◆ AIM OF THE EXERCISE ◆
Output the lines from the top of the entries below to the line with "from matplotlib.lines import Line2D", both included, exactly and without pictures.

Source code of charts
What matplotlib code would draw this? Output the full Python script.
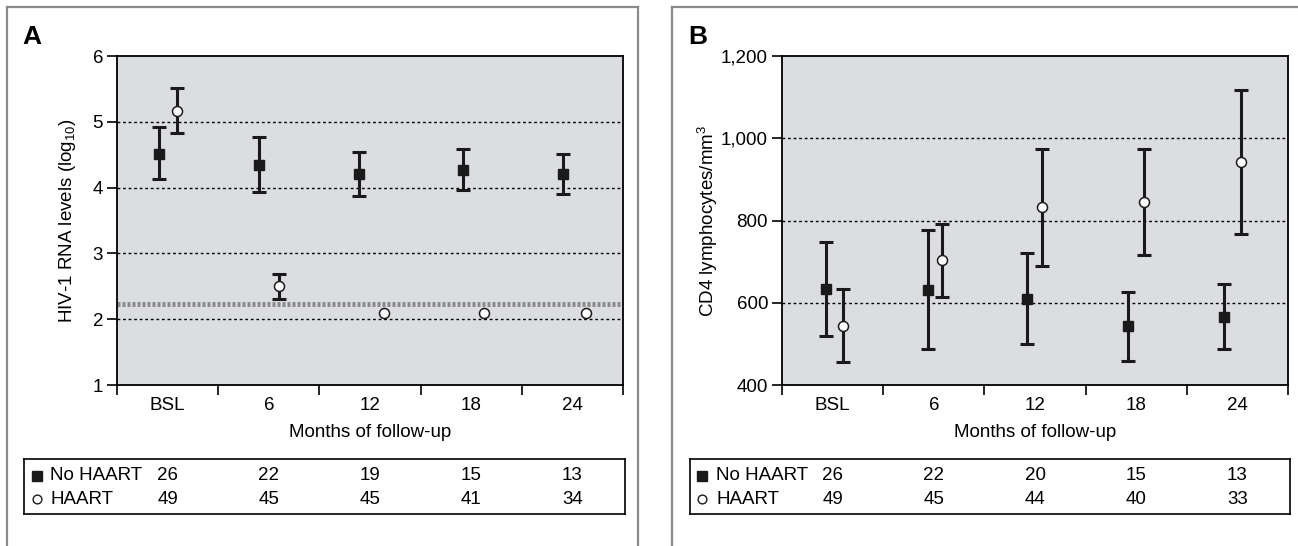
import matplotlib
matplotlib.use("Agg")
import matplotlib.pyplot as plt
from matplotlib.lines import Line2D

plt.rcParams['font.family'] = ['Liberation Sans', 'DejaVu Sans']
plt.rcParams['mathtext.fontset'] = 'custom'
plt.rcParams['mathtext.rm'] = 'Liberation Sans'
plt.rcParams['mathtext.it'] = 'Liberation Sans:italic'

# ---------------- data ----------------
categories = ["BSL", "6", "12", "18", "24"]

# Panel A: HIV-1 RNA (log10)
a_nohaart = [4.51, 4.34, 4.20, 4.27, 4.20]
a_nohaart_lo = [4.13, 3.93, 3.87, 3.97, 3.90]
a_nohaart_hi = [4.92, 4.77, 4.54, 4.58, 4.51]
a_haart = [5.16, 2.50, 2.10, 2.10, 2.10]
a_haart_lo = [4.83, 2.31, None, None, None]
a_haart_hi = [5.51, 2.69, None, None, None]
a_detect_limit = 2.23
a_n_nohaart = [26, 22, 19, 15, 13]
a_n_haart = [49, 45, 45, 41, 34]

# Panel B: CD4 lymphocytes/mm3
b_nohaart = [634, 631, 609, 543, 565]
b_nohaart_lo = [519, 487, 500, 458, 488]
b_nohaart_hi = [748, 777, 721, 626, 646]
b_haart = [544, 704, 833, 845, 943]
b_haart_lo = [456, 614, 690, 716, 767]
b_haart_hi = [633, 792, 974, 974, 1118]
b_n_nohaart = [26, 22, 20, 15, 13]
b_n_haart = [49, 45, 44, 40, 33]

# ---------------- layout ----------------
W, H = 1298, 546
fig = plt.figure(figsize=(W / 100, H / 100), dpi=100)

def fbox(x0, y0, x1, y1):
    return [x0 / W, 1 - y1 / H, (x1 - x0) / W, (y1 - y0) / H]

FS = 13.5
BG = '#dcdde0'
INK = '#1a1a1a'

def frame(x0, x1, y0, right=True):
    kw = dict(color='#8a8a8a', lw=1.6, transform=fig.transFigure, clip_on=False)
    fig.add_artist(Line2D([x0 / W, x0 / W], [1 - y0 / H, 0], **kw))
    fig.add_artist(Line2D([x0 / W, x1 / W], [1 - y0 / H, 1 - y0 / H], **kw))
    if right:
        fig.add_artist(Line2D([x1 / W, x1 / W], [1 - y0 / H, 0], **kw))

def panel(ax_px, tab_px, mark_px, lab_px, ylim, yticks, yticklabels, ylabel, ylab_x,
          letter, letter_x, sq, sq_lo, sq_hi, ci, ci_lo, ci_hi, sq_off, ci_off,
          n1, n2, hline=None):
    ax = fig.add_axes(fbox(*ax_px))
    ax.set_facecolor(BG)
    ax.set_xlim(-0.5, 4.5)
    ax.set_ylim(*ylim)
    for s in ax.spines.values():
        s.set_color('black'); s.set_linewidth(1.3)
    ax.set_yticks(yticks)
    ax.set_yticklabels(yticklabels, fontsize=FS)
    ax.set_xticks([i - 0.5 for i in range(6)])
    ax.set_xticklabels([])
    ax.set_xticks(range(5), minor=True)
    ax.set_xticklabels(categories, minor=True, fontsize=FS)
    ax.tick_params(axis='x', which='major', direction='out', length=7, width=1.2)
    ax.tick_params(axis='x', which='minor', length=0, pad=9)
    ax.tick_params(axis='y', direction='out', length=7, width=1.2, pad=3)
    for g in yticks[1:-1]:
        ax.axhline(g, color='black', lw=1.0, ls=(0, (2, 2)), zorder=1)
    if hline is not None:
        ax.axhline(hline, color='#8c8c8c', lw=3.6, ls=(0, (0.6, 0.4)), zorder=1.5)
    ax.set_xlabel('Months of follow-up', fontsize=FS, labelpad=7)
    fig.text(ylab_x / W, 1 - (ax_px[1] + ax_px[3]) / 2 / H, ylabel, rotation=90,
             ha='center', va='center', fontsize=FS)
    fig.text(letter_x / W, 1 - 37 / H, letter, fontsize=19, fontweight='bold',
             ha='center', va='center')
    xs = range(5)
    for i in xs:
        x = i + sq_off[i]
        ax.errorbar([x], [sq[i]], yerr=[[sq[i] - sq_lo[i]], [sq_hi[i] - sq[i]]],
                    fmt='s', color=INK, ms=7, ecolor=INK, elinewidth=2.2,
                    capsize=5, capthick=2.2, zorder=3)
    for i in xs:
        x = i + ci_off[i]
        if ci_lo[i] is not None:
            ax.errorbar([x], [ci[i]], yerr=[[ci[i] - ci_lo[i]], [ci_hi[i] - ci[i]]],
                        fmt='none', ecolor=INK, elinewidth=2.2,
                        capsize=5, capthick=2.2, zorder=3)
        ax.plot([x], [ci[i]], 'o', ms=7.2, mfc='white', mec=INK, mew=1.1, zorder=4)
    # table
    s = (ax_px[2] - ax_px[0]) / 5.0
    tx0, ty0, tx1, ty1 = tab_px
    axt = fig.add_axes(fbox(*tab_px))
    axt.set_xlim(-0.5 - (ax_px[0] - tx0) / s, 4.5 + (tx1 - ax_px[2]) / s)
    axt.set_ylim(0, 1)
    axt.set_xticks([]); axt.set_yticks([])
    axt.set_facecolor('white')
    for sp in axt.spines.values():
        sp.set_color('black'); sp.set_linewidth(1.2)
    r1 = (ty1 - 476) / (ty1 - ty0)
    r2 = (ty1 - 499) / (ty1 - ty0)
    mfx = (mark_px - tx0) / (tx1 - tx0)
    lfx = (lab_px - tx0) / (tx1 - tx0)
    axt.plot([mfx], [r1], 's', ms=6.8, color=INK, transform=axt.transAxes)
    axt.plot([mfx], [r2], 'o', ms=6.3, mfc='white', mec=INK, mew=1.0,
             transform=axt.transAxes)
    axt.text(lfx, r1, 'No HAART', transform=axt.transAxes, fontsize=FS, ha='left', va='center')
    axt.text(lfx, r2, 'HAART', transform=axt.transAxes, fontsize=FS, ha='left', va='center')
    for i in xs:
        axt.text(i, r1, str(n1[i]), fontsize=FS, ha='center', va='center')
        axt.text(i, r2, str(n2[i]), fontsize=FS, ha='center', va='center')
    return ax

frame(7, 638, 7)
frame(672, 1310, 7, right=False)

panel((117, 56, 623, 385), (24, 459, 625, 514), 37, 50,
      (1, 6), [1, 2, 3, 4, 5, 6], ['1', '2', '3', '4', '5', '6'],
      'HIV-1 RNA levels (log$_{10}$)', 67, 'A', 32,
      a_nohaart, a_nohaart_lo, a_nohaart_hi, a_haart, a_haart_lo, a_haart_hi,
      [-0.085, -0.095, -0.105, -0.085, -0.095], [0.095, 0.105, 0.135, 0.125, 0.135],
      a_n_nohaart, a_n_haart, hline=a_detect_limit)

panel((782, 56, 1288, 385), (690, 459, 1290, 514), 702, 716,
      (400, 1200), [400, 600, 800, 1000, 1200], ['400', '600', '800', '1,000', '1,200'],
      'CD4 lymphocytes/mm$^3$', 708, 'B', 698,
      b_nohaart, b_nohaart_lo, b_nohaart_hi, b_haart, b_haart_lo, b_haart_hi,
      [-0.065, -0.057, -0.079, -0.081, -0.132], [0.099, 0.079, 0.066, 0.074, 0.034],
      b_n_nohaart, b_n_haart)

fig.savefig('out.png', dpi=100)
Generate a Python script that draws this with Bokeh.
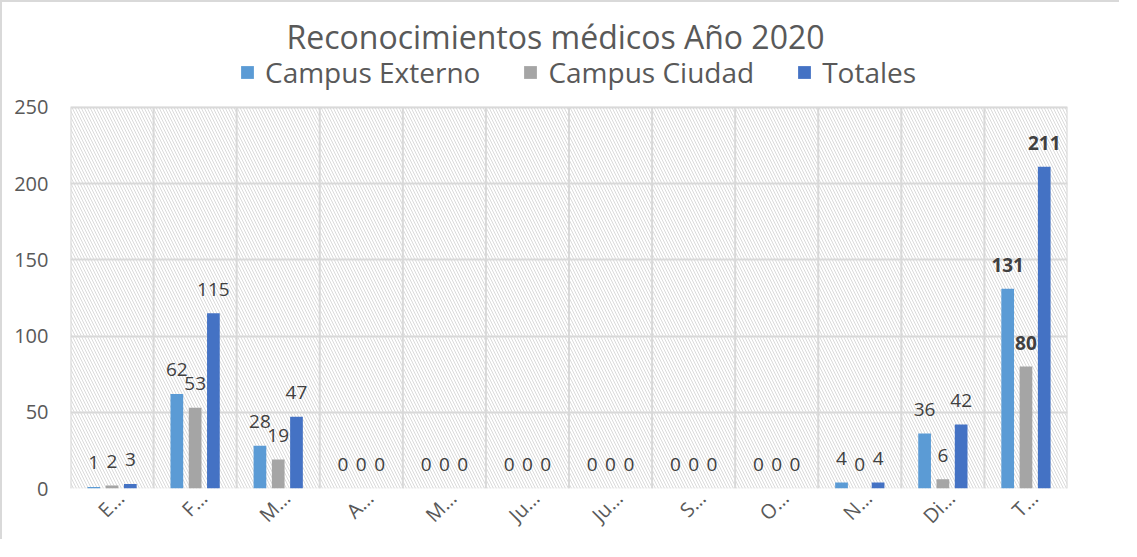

◆ EXERCISE SOLUTION ◆
What matplotlib code would draw this? Output the full Python script.
import matplotlib
matplotlib.use("Agg")
import matplotlib.pyplot as plt
from matplotlib.lines import Line2D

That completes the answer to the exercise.